━━━ Given material

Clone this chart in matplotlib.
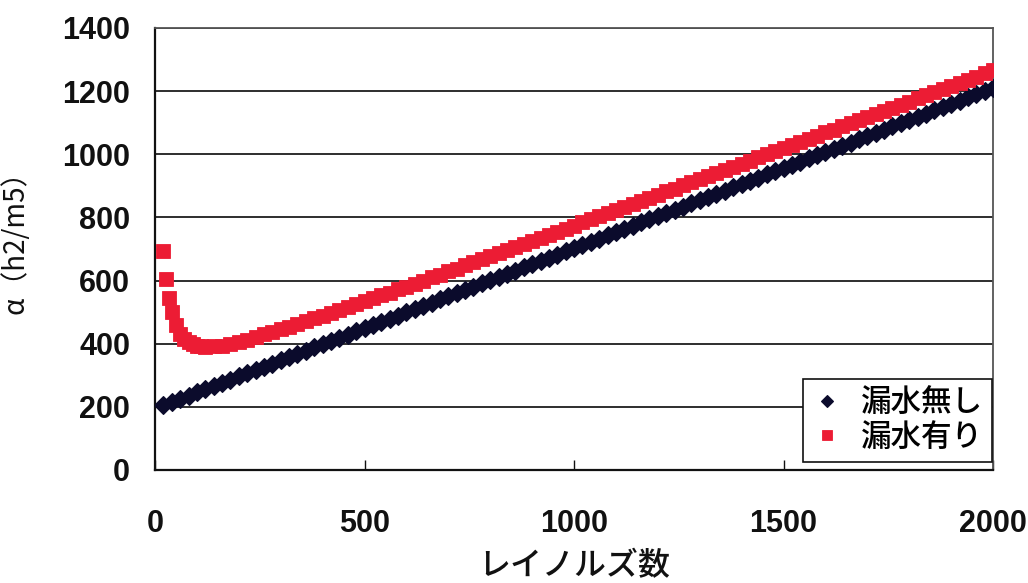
import matplotlib
matplotlib.use("Agg")
import matplotlib.pyplot as plt

plt.rcParams['font.family'] = ['Liberation Sans', 'Noto Sans CJK JP', 'DejaVu Sans']

# Reynolds number samples and the resistance coefficient alpha (h2/m5)
re_no_leak = list(range(20, 2001, 20))
alpha_no_leak = [
    205, 215, 225, 235, 246, 256, 266, 276, 286, 296,
    307, 317, 327, 337, 347, 357, 367, 378, 388, 398,
    408, 418, 428, 439, 449, 459, 469, 479, 489, 499,
    510, 520, 530, 540, 550, 560, 570, 581, 591, 601,
    611, 621, 631, 642, 652, 662, 672, 682, 692, 702,
    713, 723, 733, 743, 753, 763, 773, 784, 794, 804,
    814, 824, 834, 845, 855, 865, 875, 885, 895, 905,
    916, 926, 936, 946, 956, 966, 977, 987, 997, 1007,
    1017, 1027, 1037, 1048, 1058, 1068, 1078, 1088, 1098, 1108,
    1119, 1129, 1139, 1149, 1159, 1169, 1180, 1190, 1200, 1210,
]

re_leak = [20, 26, 33, 40, 50, 60, 70, 80, 90, 100, 110, 120, 140, 160, 180, 200] + list(range(220, 2001, 20))
alpha_leak = [
    695, 604, 546, 500, 458, 432, 416, 405, 398, 394, 391, 390, 391, 394, 398, 404,
    412, 422, 430, 437, 445, 454, 462, 471, 480, 488,
    497, 506, 516, 525, 534, 543, 553, 562, 572, 581,
    590, 600, 610, 619, 629, 638, 648, 658, 667, 677,
    686, 696, 706, 716, 725, 735, 745, 755, 764, 774,
    784, 794, 803, 813, 823, 833, 842, 852, 862, 872,
    882, 891, 901, 911, 921, 931, 941, 951, 960, 970,
    980, 990, 1000, 1010, 1019, 1029, 1039, 1049, 1059, 1069,
    1078, 1088, 1098, 1108, 1118, 1128, 1138, 1148, 1157, 1167,
    1177, 1187, 1197, 1207, 1217, 1227, 1236, 1246, 1256, 1266,
]

labels = ['漏水無し', '漏水有り']
x_ticks = [0, 500, 1000, 1500, 2000]
y_ticks = [0, 200, 400, 600, 800, 1000, 1200, 1400]

navy = '#0b0b2c'
red = '#ec1c34'

fig = plt.figure(figsize=(10.28, 5.83), dpi=100)
ax = fig.add_axes([0.1508, 0.194, 0.8152, 0.758])

ax.plot(re_no_leak, alpha_no_leak, linestyle='none', marker='D', ms=9.3,
        color=navy, mec=navy, mew=0.8, label=labels[0], zorder=3)
ax.plot(re_leak, alpha_leak, linestyle='none', marker='s', ms=9.8,
        color=red, mec=red, mew=0.6, label=labels[1], zorder=4)

ax.set_xlim(0, 2000)
ax.set_ylim(0, 1400)
ax.set_xticks(x_ticks)
ax.set_yticks(y_ticks)
ax.yaxis.grid(True, color='#2e2e2e', linewidth=1.4)
ax.set_axisbelow(True)

for side in ['left', 'bottom']:
    ax.spines[side].set_color('#111111')
    ax.spines[side].set_linewidth(1.6)
for side in ['top', 'right']:
    ax.spines[side].set_color('#555555')
    ax.spines[side].set_linewidth(1.3)

ax.tick_params(axis='x', direction='in', length=7, width=1, pad=28,
               labelsize=22, colors='#111111')
ax.tick_params(axis='y', direction='in', length=0, pad=18,
               labelsize=22, colors='#111111')
for lab in ax.get_xticklabels() + ax.get_yticklabels():
    lab.set_fontweight('bold')

ax.set_xlabel('レイノルズ数', fontsize=23, family=['Noto Sans CJK JP'],
              fontweight='medium', labelpad=8, color='#111111')
ax.set_ylabel('α（h2/m5）', fontsize=20, family=['Noto Sans CJK JP'],
              color='#111111')
ax.yaxis.set_label_coords(-0.148, 0.53)

leg = ax.legend(loc='lower right', bbox_to_anchor=(0.999, 0.018), borderaxespad=0,
                prop={'family': ['Noto Sans CJK JP'], 'size': 22, 'weight': 'medium'},
                frameon=True, fancybox=False, edgecolor='#111111', framealpha=1,
                handlelength=1.0, handletextpad=0.6, borderpad=0.3, labelspacing=0.1,
                markerscale=0.7)
leg.get_frame().set_linewidth(1.2)

fig.savefig('out.png', dpi=100)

━━━━━━

* Exercise prompt: Copy each line of the data above that holds "matplotlib".

* Final result:
Clone this chart in matplotlib.
import matplotlib
matplotlib.use("Agg")
import matplotlib.pyplot as plt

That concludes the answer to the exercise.